Among its important findings, the Jordan Commission found that the level of legal immigration was too high and recommended that it be reduced by about 35 percent. In order to reduce the heavy emphasis placed on family reunification as the principle criterion for immigrant admissions, it recommended limiting family eligibility to the nuclear family as opposed to the open-ended current system giving preference to extended family considerations. Also, the Commission recommended ending all admission of unskilled foreign workers in the employment-based admission categories.

Startlingly, the AFL-CIO joined forces with business interests, agricultural employers and the “immigrant rights community to oppose all of these changes when Congress unsuccessfully sought to enact these reforms in 1996.

Not long afterward, the metamorphous was complete. The AFL-CIO Executive Committee in 2000 it proclaimed that it is now “on the side of immigrant workers.” It announced that it favored repeal of the sanctions on employers who hire illegal immigrants as well as another generous amnesty for illegal immigrants currently in the country.

The historic reversal in its stance on immigration was due to the fact that organized labor was keenly aware that its membership rolls were falling. In response, major changes were made in the leadership of the AFL-CIO as well as in that of many national unions in the 1990s. These new leaders pledged to reverse this trend. With illegal immigrants flooding into the country and, largely for political reasons, the federal government unwilling to take any meaningful steps to combat the phenomenon, labor could either stick to its traditional position; or they could switch sides. They chose to become part of the “pro-immigrant” political coalition and hope that these new immigrant workers (and their supporters) will reward these efforts by fighting to become union members and for pro-labor causes. Unions, after all, do not hire workers; employers do. If employers are going to hire available illegal immigrants (who they often prefer over citizen workers) and the federal government refuses to keep them out of both the work force and the country, they concluded that they had to become immigrant friendly.

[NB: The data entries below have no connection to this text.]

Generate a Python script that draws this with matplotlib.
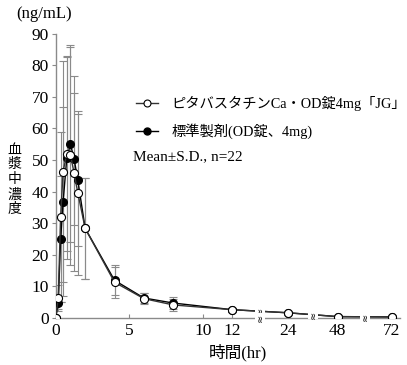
import numpy as np
import matplotlib
matplotlib.use("Agg")
import matplotlib.pyplot as plt
from matplotlib.lines import Line2D

plt.rcParams['font.family'] = ['Liberation Serif', 'Noto Sans CJK JP', 'DejaVu Sans']

# sampling times (hr)
times = [0, 0.17, 0.33, 0.5, 0.75, 1, 1.25, 1.5, 2, 4, 6, 8, 12, 24, 48, 72]

# test drug (open circles)
test_mean = [0, 6.2, 32, 46.3, 52, 51.6, 45.8, 39.6, 28.3, 11.2, 6.0, 4.0, 2.5, 1.5, 0.3, 0.2]
test_sd = [0, 4, 27, 35, 31, 35, 31, 26, 16, 5, 1.7, 1.8, 0.6, 0.3, 0.1, 0.1]

# reference drug (filled circles)
ref_mean = [0, 4.7, 24.8, 36.7, 50.6, 55, 50.3, 43.6, 28.3, 11.8, 6.2, 4.6, 2.5, 1.5, 0.3, 0.2]
ref_sd = [0, 2, 20, 30, 32, 31, 21, 21, 16, 4.8, 1.5, 1.9, 0.6, 0.3, 0.1, 0.1]

label_test = "ピタバスタチンCa・OD錠4mg「JG」"
label_ref = "標準製剤(OD錠、4mg)"
ylabel_chars = "血漿中濃度"

xticks = [0, 5, 10, 12, 24, 48, 72]
yticks = list(range(0, 91, 10))
breaks = [18, 36, 60]

# broken time axis: linear to 12 h, then compressed segments
seg_t = [0, 12, 24, 48, 72, 80]
seg_x = [0, 12, 15.83, 19.18, 22.88, 23.43]


def fwd(t):
    return np.interp(t, seg_t, seg_x)


def inv(x):
    return np.interp(x, seg_x, seg_t)


fig = plt.figure(figsize=(4.07, 3.65), dpi=100)
ax = fig.add_axes([0.137, 0.130, 0.846, 0.777])
ax.set_xscale('function', functions=(fwd, inv))

ebar_kw = dict(ecolor='#8a8a8a', elinewidth=0.8, capsize=3, capthick=0.8)
ax.errorbar(times, ref_mean, yerr=ref_sd, fmt='none', zorder=2, **ebar_kw)
ax.errorbar(times, test_mean, yerr=test_sd, fmt='none', zorder=2, **ebar_kw)
ax.plot(times, ref_mean, color='black', lw=1.0, marker='o', ms=5.5,
        mfc='black', mec='black', zorder=3)
ax.plot(times, test_mean, color='#333333', lw=1.0, marker='o', ms=5.8,
        mfc='white', mec='black', mew=0.8, zorder=4)

# break marks on the curve and the axis
tmean = np.array(test_mean)
bbox_w = dict(boxstyle='square,pad=0.0', fc='white', ec='none')
for b in breaks:
    yb = np.interp(fwd(b), fwd(np.array(times, float)), tmean)
    ax.text(b, yb, '≈', rotation=90, ha='center', va='center', fontsize=7,
            family='DejaVu Sans', zorder=6, bbox=bbox_w)
ax.text(breaks[0], 0, '≈', rotation=90, ha='center', va='center', fontsize=7,
        family='DejaVu Sans', zorder=6, clip_on=False, bbox=bbox_w)

ax.set_xlim(0, 80)
ax.set_ylim(0, 90)
ax.set_xticks(xticks)
ax.set_xticklabels([str(v) for v in xticks])
ax.set_yticks(yticks)
ax.minorticks_off()
for s in ['top', 'right']:
    ax.spines[s].set_visible(False)
for s in ['left', 'bottom']:
    ax.spines[s].set_color('#8a8a8a')
    ax.spines[s].set_linewidth(1.0)
ax.tick_params(axis='y', direction='out', length=3, width=0.8, color='#8a8a8a',
               labelsize=12.5, pad=2)
ax.tick_params(axis='x', direction='in', length=3, width=0.8, color='#8a8a8a',
               labelsize=12.5, pad=4)

fig.text(0.108, 0.962, "(ng/mL)", fontsize=12, ha='center', va='center')
for i, ch in enumerate(ylabel_chars):
    fig.text(0.036, 0.589 - i * 0.041, ch, fontsize=10, ha='center', va='center')
fig.text(0.585, 0.035, "時間(hr)", fontsize=12, ha='center', va='center')

handles = [
    Line2D([], [], color='#333333', lw=1.0, marker='o', ms=5, mfc='white', mec='black', mew=0.8),
    Line2D([], [], color='black', lw=1.0, marker='o', ms=5, mfc='black', mec='black'),
]
ax.legend(handles, [label_test, label_ref], loc='upper left',
          bbox_to_anchor=(0.215, 0.80), frameon=False, fontsize=10.3,
          handlelength=1.6, handletextpad=0.9, labelspacing=0.85,
          borderaxespad=0)
ax.text(0.225, 0.566, "Mean±S.D., n=22", transform=ax.transAxes, fontsize=11,
        ha='left', va='center')

fig.savefig("out.png", dpi=100)
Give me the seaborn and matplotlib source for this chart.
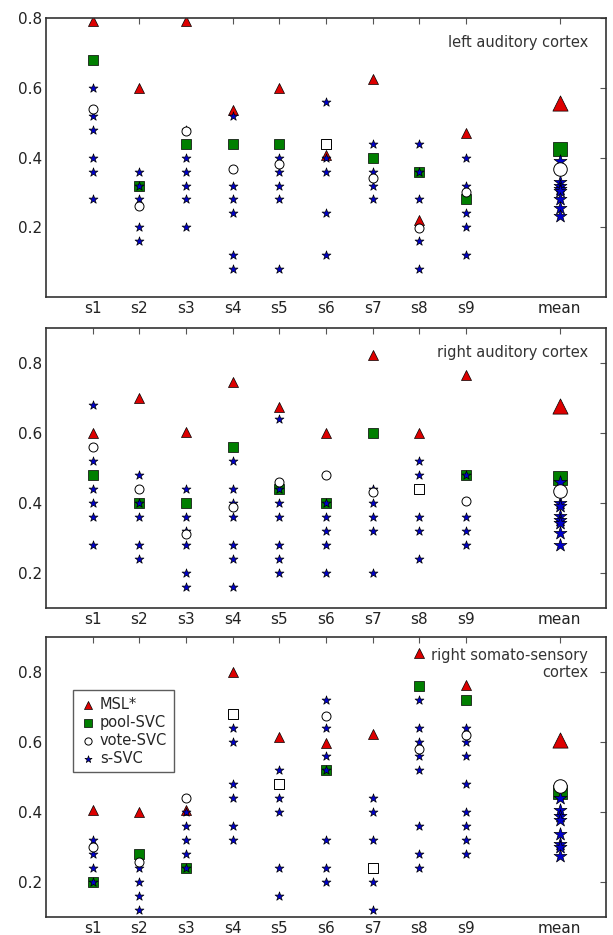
import numpy as np
import pandas as pd
import matplotlib
matplotlib.use("Agg")
import matplotlib.pyplot as plt
import seaborn as sns

subjects = ["s1", "s2", "s3", "s4", "s5", "s6", "s7", "s8", "s9", "mean"]
regions = ["left auditory cortex", "right auditory cortex", "right somato-sensory\ncortex"]

# MSL* per subject (last entry = mean)
msl = [
    [0.79, 0.60, 0.79, 0.535, 0.60, 0.408, 0.624, 0.222, 0.47, 0.557],
    [0.60, 0.70, 0.604, 0.745, 0.674, 0.60, 0.823, 0.60, 0.767, 0.678],
    [0.405, 0.40, 0.405, 0.80, 0.615, 0.598, 0.622, 0.853, 0.762, 0.606],
]
pool_svc = [
    [0.68, 0.32, 0.44, 0.44, 0.44, 0.44, 0.40, 0.36, 0.28, 0.424],
    [0.48, 0.40, 0.40, 0.56, 0.44, 0.40, 0.60, 0.44, 0.48, 0.47],
    [0.20, 0.28, 0.24, 0.68, 0.48, 0.52, 0.24, 0.76, 0.72, 0.458],
]
vote_svc = [
    [0.54, 0.262, 0.476, 0.366, 0.382, 0.44, 0.342, 0.197, 0.302, 0.368],
    [0.56, 0.44, 0.312, 0.388, 0.459, 0.48, 0.431, 0.44, 0.405, 0.433],
    [0.299, 0.257, 0.44, 0.68, 0.48, 0.675, 0.24, 0.579, 0.62, 0.475],
]
# s-SVC values per subject (visible stars)
s_svc = [
    [
        [0.60, 0.52, 0.48, 0.40, 0.36, 0.28],
        [0.36, 0.32, 0.28, 0.20, 0.16],
        [0.48, 0.40, 0.36, 0.32, 0.28, 0.20],
        [0.52, 0.32, 0.28, 0.24, 0.12, 0.08],
        [0.40, 0.36, 0.32, 0.28, 0.08],
        [0.56, 0.40, 0.36, 0.24, 0.12],
        [0.44, 0.36, 0.32, 0.28],
        [0.44, 0.36, 0.28, 0.16, 0.08],
        [0.40, 0.32, 0.24, 0.20, 0.12],
        [0.39, 0.33, 0.32, 0.31, 0.305, 0.28, 0.255, 0.232],
    ],
    [
        [0.68, 0.52, 0.44, 0.40, 0.36, 0.28],
        [0.48, 0.40, 0.36, 0.28, 0.24],
        [0.44, 0.36, 0.32, 0.28, 0.20, 0.16],
        [0.52, 0.44, 0.40, 0.36, 0.28, 0.24, 0.16],
        [0.64, 0.44, 0.40, 0.36, 0.28, 0.24, 0.20],
        [0.40, 0.36, 0.32, 0.28, 0.20],
        [0.44, 0.40, 0.36, 0.32, 0.20],
        [0.52, 0.48, 0.36, 0.32, 0.24],
        [0.48, 0.36, 0.32, 0.28],
        [0.46, 0.40, 0.39, 0.363, 0.35, 0.343, 0.314, 0.28],
    ],
    [
        [0.32, 0.28, 0.24, 0.20],
        [0.24, 0.20, 0.16, 0.12],
        [0.40, 0.36, 0.32, 0.28, 0.24],
        [0.64, 0.60, 0.48, 0.44, 0.36, 0.32],
        [0.52, 0.44, 0.40, 0.24, 0.16],
        [0.72, 0.64, 0.56, 0.52, 0.32, 0.24, 0.20],
        [0.44, 0.40, 0.32, 0.20, 0.12],
        [0.72, 0.64, 0.60, 0.56, 0.52, 0.36, 0.28, 0.24],
        [0.64, 0.60, 0.56, 0.48, 0.40, 0.36, 0.32, 0.28],
        [0.44, 0.405, 0.39, 0.377, 0.336, 0.308, 0.30, 0.274],
    ],
]
ylims = [(0.0, 0.8), (0.1, 0.9), (0.1, 0.9)]

xpos = {s: i + 1 for i, s in enumerate(subjects[:-1])}
xpos["mean"] = 11

sns.set_style("white")
plt.rcParams["font.family"] = ["DejaVu Sans"]

fig = plt.figure(figsize=(6.13, 9.35), dpi=100)
boxes = [(0.075, 0.682, 0.914, 0.299), (0.075, 0.350, 0.914, 0.299), (0.075, 0.019, 0.914, 0.300)]

for k in range(3):
    ax = fig.add_axes(boxes[k])
    rows = []
    for j, s in enumerate(subjects):
        rows.append((s, "MSL*", msl[k][j]))
        rows.append((s, "pool-SVC", pool_svc[k][j]))
        rows.append((s, "vote-SVC", vote_svc[k][j]))
        for v in s_svc[k][j]:
            rows.append((s, "s-SVC", v))
    df = pd.DataFrame(rows, columns=["subject", "method", "value"])
    df["x"] = df["subject"].map(xpos)
    df["is_mean"] = df["subject"] == "mean"

    # where pool and vote coincide the square is drawn white
    pv = df[df.method == "pool-SVC"].set_index("subject")["value"]
    vv = df[df.method == "vote-SVC"].set_index("subject")["value"]
    tie = (pv - vv).abs() < 1e-9

    styles = [
        ("MSL*", "^", "#dd0000", 52, 120, 1),
        ("pool-SVC", "s", "#007f00", 42, 90, 2),
        ("s-SVC", "*", "#0000cc", 45, 95, 3),
        ("vote-SVC", "o", "white", 42, 95, 4),
    ]
    for name, mk, col, s_small, s_big, z in styles:
        d = df[df.method == name]
        if name == "vote-SVC":
            d = d[~d.subject.map(tie).values]
        for big, sz in ((False, s_small), (True, s_big)):
            dd = d[d.is_mean == big]
            if name == "pool-SVC":
                dt = dd[dd.subject.map(tie).values]
                dd = dd[~dd.subject.map(tie).values]
                if len(dt):
                    sns.scatterplot(data=dt, x="x", y="value", marker=mk, color="white",
                                    edgecolor="black", linewidth=0.7, s=sz, ax=ax,
                                    legend=False, zorder=z)
            lab = name if (k == 2 and not big) else None
            sns.scatterplot(data=dd, x="x", y="value", marker=mk, color=col,
                            edgecolor="black", linewidth=0.5 if name != "vote-SVC" else 0.7,
                            s=sz, ax=ax, legend=False, zorder=z, label=lab)

    ax.set_xlim(0, 12)
    ax.set_ylim(*ylims[k])
    ax.set_xticks([xpos[s] for s in subjects])
    ax.set_xticklabels(subjects, fontsize=11)
    ax.set_yticks([0.2, 0.4, 0.6, 0.8])
    ax.set_yticklabels(["0.2", "0.4", "0.6", "0.8"], fontsize=11)
    ax.set_xlabel("")
    ax.set_ylabel("")
    ax.tick_params(direction="in", top=True, right=True, length=4, width=0.8,
                   color="#555555", pad=3, labelcolor="#222222")
    for sp in ax.spines.values():
        sp.set_linewidth(1.2)
        sp.set_color("#333333")
    ax.text(0.968, 0.94 if k < 2 else 0.96, regions[k], transform=ax.transAxes,
            ha="right", va="top", fontsize=10.5, color="#333333", linespacing=1.15)

    if k == 2:
        handles, labels = ax.get_legend_handles_labels()
        order = ["MSL*", "pool-SVC", "vote-SVC", "s-SVC"]
        hmap = dict(zip(labels, handles))
        leg = ax.legend([hmap[o] for o in order], order, loc="upper left",
                        bbox_to_anchor=(0.035, 0.835), fontsize=10.5, frameon=True,
                        fancybox=False, edgecolor="#333333", markerscale=0.8,
                        handletextpad=0.2, borderpad=0.45, labelspacing=0.2,
                        handlelength=1.2)
        leg.get_frame().set_linewidth(1.0)

fig.savefig("out.png", dpi=100)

But by abandoning the insightful recommendations of the Jordan Commission and joining the “pro-immigrant” political lobby, there are real risks for organized labor. First, it endangers the prospects that they will be able translate their imagined gains in new members into any real ability to win tangible wage and employment benefits for their rank and file members (since illegal immigration and the flow of unskilled legal immigrants will both continue and another mass amnesty will only legitimize the presence of millions of illegal immigrants already here). Secondly, the policy shift runs the risk of alienating the millions of low-skilled American workers (both native-born and foreign-born) who are not union members but who must continue to compete with this ongoing wave of immigrant job seekers. And thirdly, since the labor movement would be seen as being just another special interest group that is quite willing to trade the national interest for its own self-interest agenda, it raises the real prospect that the broader populace will cease believing in the moral credibility of the labor movement.